After weeks of worry, EU institutions and governments can heave a sigh of relief. The scenario they most feared in France's presidential election — a runoff between two anti-globalization candidates — did not come to pass in the first round of voting on Sunday. Instead, centrist leader Emmanuel Macron wound up in first place, and opinion polls suggest he will defeat the populist Marine Le Pen in the elections' second round May 7. Stock markets in most European capitals rose Monday morning, buoyed by the vote's outcome. But though the results suggest that the status quo in Europe will survive another day, the political situation in France offers little room for complacency.
The election revealed a fragmented electorate. Each of the four leading candidates received between 19 and 24 percent of the vote. According to the vote's breakdown, moreover, France is almost equally divided among pro- and anti-globalization camps. Although Le Pen and left-wing candidate Jean-Luc Melenchon have different views on social issues, they share a similar stance on the economy, supporting protectionist measures, an expanded public sector and radical reform in (or even withdrawal from) the European Union. Combined, they received roughly 40 percent of the vote. Macron and conservative leader Francois Fillon, on the other hand, represent two variations on a globalist view that champions free markets, deregulation, a smaller public sector and European integration.
The top two spots went to protest candidates. Whether Le Pen and Macron are political outsiders is a matter of debate, of course. Macron is France's former economy minister and Le Pen a member of European Parliament. Nevertheless, they have little experience in government roles and are critical of the traditional political elites. That the candidates from France's center-right Republican and center-left Socialist parties came in third and fifth place, respectively, reflects French voters' growing distaste for traditional parties.
The success of nontraditional candidates is not entirely unprecedented. Le Pen's father also made it to the second round of a presidential vote in 2002. But the younger Le Pen received 21.3 percent of the vote on Sunday — more than 7.6 million ballots — compared with her father's 16.9 percent (4.8 million votes) in the first round of the 2002 election. Her numbers aren't enough to clinch her the presidency, since most voters will probably back Macron or abstain from the runoff election altogether. Even so, Le Pen's performance suggests that the National Front's ideas are gaining traction in France and that supporting the party is no longer considered taboo.

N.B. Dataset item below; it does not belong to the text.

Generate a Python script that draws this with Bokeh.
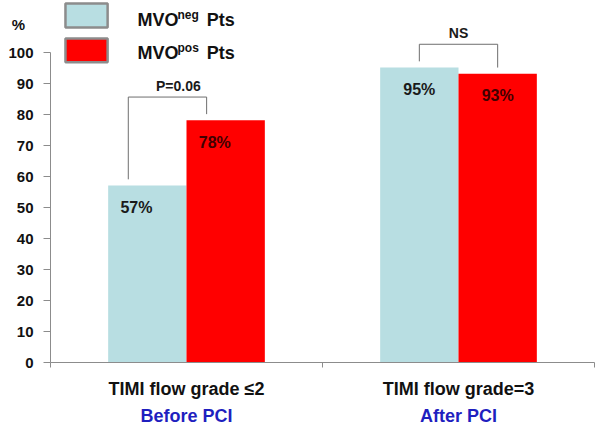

At the same time, however, reports that the traditional parties are collapsing may be exaggerated. Macron and Le Pen are popular as individuals, but the parties they represent lack the structural organization and elected leadership of France's traditional parties. No matter who wins the presidential runoff, he or she will need support from the National Assembly to pass legislation. Though the presidential vote dealt a blow to the Socialists and Republicans, they can improve their performance in upcoming legislative elections, slated for mid-June. And that means the next president will likely have to compromise to ensure the country's governability. Otherwise, the next president could be relegated to constitutional roles on defense and foreign relations and have limited influence on domestic policy.
France's role in the European Union was not the focus of the electoral campaign, but the May 7 runoff vote will still be a referendum of sorts on the bloc. Le Pen thinks that the European Union should either be dissolved or relaxed to become a loose pact among sovereign nations that close their borders to immigration and protect their economies from foreign competition. And in the meantime, she believes that Paris must reclaim prerogatives from Brussels. Macron, by contrast, thinks France must acknowledge that it is in a weak position relative to Germany and should therefore accept Berlin as the bloc's leader, if only temporarily, as it tries to influence German politicians. Then perhaps someday, domestic reforms and external factors could return Paris to a position of strength on the Continent.
The German government, perhaps unsurprisingly, welcomed Sunday's results. For one thing, the vote did not produce a runoff between Le Pen and Melenchon. For another, the country's leaders are confident that a Macron presidency will lead to deep cooperation between Germany and France. Though their prediction will probably bear out, Paris and Berlin will still butt heads on a variety of EU-related issues. Many of Macron's proposals, such as the creation of a eurozone budget to sustain investment programs and assist member states in crisis, could prove difficult for Germany to swallow. Introducing these kinds of reforms will be easier if German conservatives lose out in the country's general elections in September and a coalition of center-left and left-wing forces takes over the government in Berlin. But even then, Germany would agree to restructure the European Union to suit France only if Paris were to surrender control of its fiscal policy to supranational structures in return. And about half of the French electorate would balk at that arrangement.
On assuming office, the next French president will face a tough road ahead. France's electorate is skeptical of its leadership, worried about unemployment, concerned about the effect of globalization on the country's economy and identity, and divided over its role in Europe. Potential tension between the presidency and the National Assembly won't make the job any easier, either. By preventing extremist parties from winning the presidency or a significant number of seats in the legislature, France's electoral system has also left millions of voters without representation. Discontent with the country's situation and with the lack of political representation afforded large segments of French society will lay the groundwork for new populist revolts in the future.